Opinion piece: How the hospital nurses helped to promote my recovery as a patient |21 May 2022
Last Thursday May 12, people across the world observed International Nurses Day, to pay honour and tribute to nurses, and to recognise their work and efforts.
As the day was about recognising nurses’ contributions to society and as a gesture of appreciation to nurses, a Seychellois shares with us a recent experience of her stay in hospital.
She talks about how the nurses helped to promote her recovery as a patient. She also shares her personal opinions on what we can all do to help improve the work and service of our nurses.
Below is the patient’s story and opinions.

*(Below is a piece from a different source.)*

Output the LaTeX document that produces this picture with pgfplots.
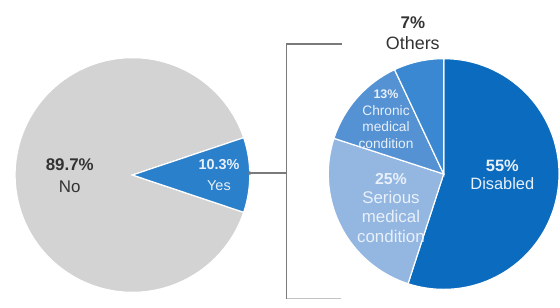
\documentclass[border=0pt]{standalone}
\usepackage{pgfplots}
\usepackage{pgfplotstable}
\pgfplotsset{compat=1.18}
\usepackage{fontspec}
\setmainfont{Liberation Sans}
\definecolor{cNo}{HTML}{D3D3D3}
\definecolor{cYes}{HTML}{2B80CC}
\definecolor{cDis}{HTML}{0B6BBE}
\definecolor{cSer}{HTML}{94B7E2}
\definecolor{cChr}{HTML}{5592D4}
\definecolor{cOth}{HTML}{3A88D2}
\definecolor{cTxt}{HTML}{333333}
\definecolor{cLab}{HTML}{E8F0FA}
\definecolor{cLine}{HTML}{7A7A7A}

\pgfplotstableread{
label value
No 89.7
Yes 10.3
}\answers
\pgfplotstableread{
label value
Disabled 55
Serious 25
Chronic 13
Others 7
}\causes

\begin{document}
\begin{tikzpicture}
% angles computed from the tables
\pgfplotstablegetelem{1}{value}\of\answers
\pgfmathsetmacro\yesA{-1.8*\pgfplotsretval}
\pgfmathsetmacro\yesB{1.8*\pgfplotsretval}
\pgfmathsetmacro\noB{360+\yesA}
\pgfplotstablegetelem{0}{value}\of\causes
\pgfmathsetmacro\rA{90-3.6*\pgfplotsretval}
\pgfplotstablegetelem{1}{value}\of\causes
\pgfmathsetmacro\rB{\rA-3.6*\pgfplotsretval}
\pgfplotstablegetelem{2}{value}\of\causes
\pgfmathsetmacro\rC{\rB-3.6*\pgfplotsretval}
\pgfplotstablegetelem{3}{value}\of\causes
\pgfmathsetmacro\rD{\rC-3.6*\pgfplotsretval}
\begin{axis}[
  x=1pt, y=1pt, xmin=0, xmax=560, ymin=0, ymax=304,
  hide axis, scale only axis, clip=false,
]
\path (axis cs:0,0) rectangle (axis cs:560,304);
% left pie
\fill[cNo, draw=white, line width=1.2pt] (axis cs:130,128) -- ++(\yesB:118pt)
  arc[start angle=\yesB, end angle=\noB, radius=118pt] -- cycle;
\fill[cYes, draw=white, line width=1.2pt] (axis cs:130,128) -- ++(\yesA:118pt)
  arc[start angle=\yesA, end angle=\yesB, radius=118pt] -- cycle;
% right pie
\fill[cDis, draw=white, line width=1.2pt] (axis cs:443,129) -- ++(90:116pt)
  arc[start angle=90, end angle=\rA, radius=116pt] -- cycle;
\fill[cSer, draw=white, line width=1.2pt] (axis cs:443,129) -- ++(\rA:116pt)
  arc[start angle=\rA, end angle=\rB, radius=116pt] -- cycle;
\fill[cChr, draw=white, line width=1.2pt] (axis cs:443,129) -- ++(\rB:116pt)
  arc[start angle=\rB, end angle=\rC, radius=116pt] -- cycle;
\fill[cOth, draw=white, line width=1.2pt] (axis cs:443,129) -- ++(\rC:116pt)
  arc[start angle=\rC, end angle=\rD, radius=116pt] -- cycle;
% connector
\draw[cLine, line width=1.6pt] (axis cs:248,130) -- (axis cs:285,130);
\fill[cLine] (axis cs:248,130) circle[radius=2pt];
\draw[cLine, line width=1.6pt] (axis cs:341,260) -- (axis cs:285,260) -- (axis cs:285,3);
\draw[cLine!45, line width=1.2pt] (axis cs:285,4) -- (axis cs:340,4);
% labels
\node[cTxt, align=center, font=\fontsize{17}{22}\selectfont] at (axis cs:67,127) {\textbf{89.7\%}\\No};
\node[cLab, align=center, font=\fontsize{14.5}{21}\selectfont] at (axis cs:217,128) {\textbf{10.3\%}\\Yes};
\node[cLab, align=center, font=\fontsize{16.5}{17.5}\selectfont] at (axis cs:502,128) {\textbf{55\%}\\Disabled};
\node[cLab, align=center, font=\fontsize{17}{19.5}\selectfont] at (axis cs:390,95) {\textbf{\fontsize{16}{19.5}\selectfont 25\%}\\Serious\\medical\\condition};
\node[cLab, align=center, font=\fontsize{13.8}{16.8}\selectfont] at (axis cs:385,184) {\textbf{\fontsize{12.5}{16.8}\selectfont 13\%}\\Chronic\\medical\\condition};
\node[cTxt, align=center, font=\fontsize{18}{21}\selectfont] at (axis cs:412,271) {\textbf{\fontsize{17}{21}\selectfont 7\%}\\Others};
\end{axis}
\end{tikzpicture}
\end{document}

“The work that nurses do is tough, they work in a stressful environment and they have to be mentally strong.
“On the whole, I find that the nurses are very concerned about patients and they are helpful. If you ask them for assistance, they are happy to try and help. They take the time to answer your questions and if they have any doubts, they ask the doctors.
“The nurses are very well trained and perform their jobs well. They have a very good idea of what is expected of them. They are very good at doing what they have been instructed to do and with care. They monitor the patients well and check their files often.
“The nursing assistants are also very competent in what they are doing and follow instructions given to them. I have no doubt in the nurses’ capacity, knowledge and experience, as well as in their treatments.
“There have been instances in some of my past admissions at the hospital where there was a lack of follow-up between the nurses. In my recent stay, there were nurses, especially those who are in charge, who related very well to their colleagues, there was good liaison and communication between nurses, and they efficiently performed their handover to the next shift.
“Surprisingly, for the specific condition that I had, I didn’t experience much pain as the nurses kept checking on me to ensure I was comfortable and to do what was needed to help relieve any pain. If I did inform them that I was in pain, they checked my vitals even if it was not yet time to do so.
“With many patients to attend to, the nurses were very good at prioritising which patients to attend to first. Towards the end of their shifts, after hours of working, even at 6am, they were still giving their best and they did not lower the quality of their work.
“The nurses treated everyone equally. They had a sense of humour. They extended their support to the families of the patients. They were understanding, made time to talk and offered comfort. As I was being discharged from the hospital, they encouraged me to call them and ask for clarification in case I didn’t understand my prescription.
“In honouring nurses, it is also good to talk about how we all feel the service that they give can be improved and to talk about what everyone can do to help.
“In my opinion, there is a lack of nurses. Patients find themselves waiting quite a while sometimes if the nurses are busy attending to an urgent matter. Some patients are not mobile and a lot needs to be done for them.
“Also in my opinion, there is a need to have a doctor present on the shifts and not just on-call, so that the nurses can consult with this doctor and know what they need to do.
“Most of the nurses are compassionate; they give the patients attention, they are friendly, they engage in conversation, and they make jokes so the patients can have a laugh. You feel better sometimes just seeing some of them, you look forward to having them around when they start their shifts.
“However, again in my opinion, a few are distant. We know that patients are mostly alone and without their family and friends while staying at the hospital, so I feel that being compassionate, giving comfort, giving a soothing smile as a nurse gives patients the strength to carry on.
“There is also a lot that can be done to support nurses in their work. I have seen patients who at times do not cooperate and communicate well with the nurses. It is important for patients and their families to understand why nurses need to prioritise their work, to understand that there may be a lack of nurses, to be more appreciative of the nurses’ work, to trust that the nurses are knowledgeable, skilled and experienced in their work, to understand that there are other patients around who need a quiet environment to rest and recover, and to communicate effectively with the nurses.
“Most people/patients are grateful to nurses, but I feel that there is room to show them our gratitude even more. As a country, we can show nurses that we need them and that they are important every day, not just once a year when it is International Nurses Day. We can also encourage people to choose a career in nursing and create more interest in this hard but noble job.
“Through this article, this gesture of appreciation, I am hopeful that nurses will feel encouraged, that they will feel the gratitude and appreciation. We understand that they are an important and valued part of our society, that their job is hard, that they have a lot of responsibilities, that their work is not something everyone wants to do, and that they are being brave. I congratulate the Seychellois nurses. Well done, you are doing a good job.”